Как когда-то Иван Грозный в России, Мао опирался на молодую опричнину против своих «бояр». Подобно европейским абсолютным монархам, Мао боролся с большими и малыми партийными «феодалами», только опирался не на города, а на студентов и школьников.
Тогда на что больше похоже китайское левое молодежное движение второй половины 1960-х – на свои европейские аналоги или на движение «боксеров»-ихэтуанов начала века? Ведь «старая царица» Цы Си так же, как и Мао, делала вид, будто сочувствует молодым повстанцам, которые шли громить логова «заморских чертей». Она так же отреклась от них, когда это стало ей выгодно. Ихэтуаны, правда, были менее выражены прокоммунистическими, чем их предшественники в XIX веке, – члены сект – сецзя. Их социального происхождения ненависть полностью направлена была на чужестранцев. О хунвейбинах можно сказать обратное: социальная их ненависть направлена на свою властную бюрократию, но знаком, символикой этих «своих чужих» оставались «заморские черти» – «ревизионисты».

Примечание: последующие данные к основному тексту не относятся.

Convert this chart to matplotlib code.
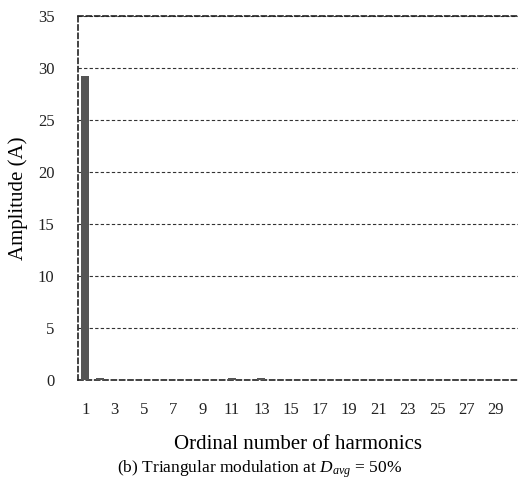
import numpy as np
import matplotlib
matplotlib.use("Agg")
import matplotlib.pyplot as plt

plt.rcParams['font.family'] = ['Liberation Serif', 'DejaVu Serif']
plt.rcParams['mathtext.fontset'] = 'custom'
plt.rcParams['mathtext.it'] = 'Liberation Serif:italic'
plt.rcParams['mathtext.rm'] = 'Liberation Serif'

# harmonic order and amplitude (A)
orders = list(range(1, 31))
amps = [29.2, 0.15, 0.02, 0.02, 0.02, 0.02, 0.02, 0.02, 0.02, 0.02,
        0.15, 0.02, 0.15, 0.02, 0.02, 0.02, 0.02, 0.02, 0.02, 0.02,
        0.02, 0.02, 0.02, 0.02, 0.02, 0.02, 0.02, 0.02, 0.02, 0.02]
tick_orders = list(range(1, 30, 2))

fig = plt.figure(figsize=(5.2, 4.8), dpi=100)
ax = fig.add_axes([0.15, 0.2083, 0.846, 0.7584])

x = np.arange(len(orders))
ax.bar(x, amps, width=0.55, color='#555555', zorder=3)

ax.set_xlim(-0.5, len(orders) - 0.5)
ax.set_ylim(0, 35)
ax.set_yticks(range(0, 36, 5))
ax.set_xticks([orders.index(o) for o in tick_orders])
ax.set_xticklabels([str(o) for o in tick_orders])
ax.tick_params(axis='both', length=0, labelsize=12, colors='#222222')
ax.tick_params(axis='x', pad=16)
ax.tick_params(axis='y', pad=17)

ax.yaxis.grid(True, linestyle=(0, (3, 2)), color='#333333', linewidth=0.8, zorder=0)
for side in ['top', 'left', 'bottom', 'right']:
    ax.spines[side].set_linestyle((0, (3, 2)))
    ax.spines[side].set_color('#222222')
    ax.spines[side].set_linewidth(1.2)
ax.spines['right'].set_visible(False)

ax.set_ylabel('Amplitude (A)', fontsize=15)
ax.yaxis.set_label_coords(-0.114, 0.5)
ax.set_xlabel('Ordinal number of harmonics', fontsize=15, labelpad=12)
fig.text(0.5, 0.016, r'(b) Triangular modulation at $D_{avg}$ = 50%',
         ha='center', fontsize=12.5)

fig.savefig('out.png', dpi=100)
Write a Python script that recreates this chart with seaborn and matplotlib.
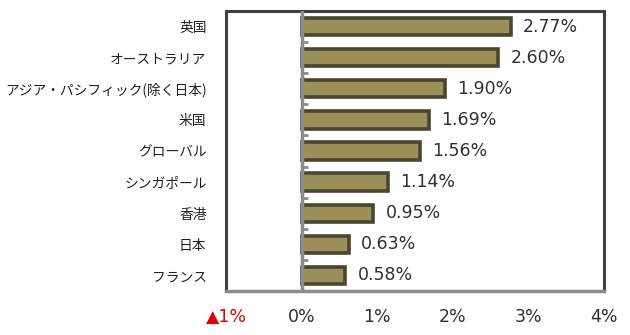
import matplotlib
matplotlib.use("Agg")
import matplotlib.pyplot as plt
import seaborn as sns
import numpy as np
import pandas as pd

categories = ["英国", "オーストラリア", "アジア・パシフィック(除く日本)", "米国", "グローバル",
              "シンガポール", "香港", "日本", "フランス"]
values = [2.77, 2.60, 1.90, 1.69, 1.56, 1.14, 0.95, 0.63, 0.58]
xticks = [-1, 0, 1, 2, 3, 4]
xticklabels = ["▲1%", "0%", "1%", "2%", "3%", "4%"]

sns.set_theme(style="white")
plt.rcParams['font.family'] = ['Noto Sans CJK JP', 'DejaVu Sans']

df = pd.DataFrame({"cat": categories, "val": values})

fig = plt.figure(figsize=(6.3, 3.35), dpi=100)
ax = fig.add_axes([226/630, 1-291/335, 378/630, 280/335])

sns.barplot(data=df, x="val", y="cat", orient="h", color="#9b8f5a",
            edgecolor="#4a4530", linewidth=2.6, width=0.56, ax=ax, saturation=1)

ax.set_xlim(-1, 4)
ax.set_ylim(len(categories) - 0.5, -0.5)
ax.set_xlabel("")
ax.set_ylabel("")

# zero line with category separators
ax.axvline(0, color="#8c8c8c", lw=2.5, zorder=5)
ax.hlines(np.arange(len(categories) - 1) + 0.5, 0, 0.09, color="#8c8c8c", lw=2, zorder=5)

for i, v in enumerate(values):
    ax.text(v + 0.16, i, f"{v:.2f}%", va="center", ha="left", fontsize=12.5, color="#303030",
            family=['DejaVu Sans'])

for side in ["left", "top", "right"]:
    ax.spines[side].set_color("#404040")
    ax.spines[side].set_linewidth(2.2)
ax.spines["bottom"].set_color("#8c8c8c")
ax.spines["bottom"].set_linewidth(2.5)

ax.set_xticks(xticks)
ax.set_xticklabels(xticklabels, fontsize=12.5, family=['DejaVu Sans'])
ax.tick_params(axis="x", direction="in", length=5, width=2.5, color="#8c8c8c", pad=12,
               labelcolor="#303030")
ax.get_xticklabels()[0].set_color("#e00000")
ax.tick_params(axis="y", length=0, pad=14, labelsize=9.9, labelcolor="#202020")

fig.savefig("out.png", dpi=100)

Следовательно, движение хунвейбинов – продолжение китайской истории, которая только использует словесную символику европейских «красных»? Но нетрудно найти и другие мировые аналогии.
Опора центральной деспотической власти на агрессивное недовольство слабых и униженных – явление, сопровождавшее всю человеческую историю. Возможно, наиболее справедливой была бы аналогия с попыткой Троцкого в середине 1920-х опереться на молодежь в борьбе с возглавляемой Сталиным группой коммунистических лидеров старших поколений. Но даже и эта аналогия, сама по себе справедливая, мало что объясняет, – вряд ли Мао сознательно пользовался примером «красного льва революции».
Радикализм китайских молодых «шестидесятников» коренится в собственной социальной практике послереволюционного развития Китая. Традиционные бунтарско-коммунистические образцы объединились со стремлением китайской коммунистической бюрократии быть похожими на мировые левые молодежные движения, отмежеваться от бюрократического аппарата и, использовав левые настроения молодежи, укрепить собственную бюрократическую власть.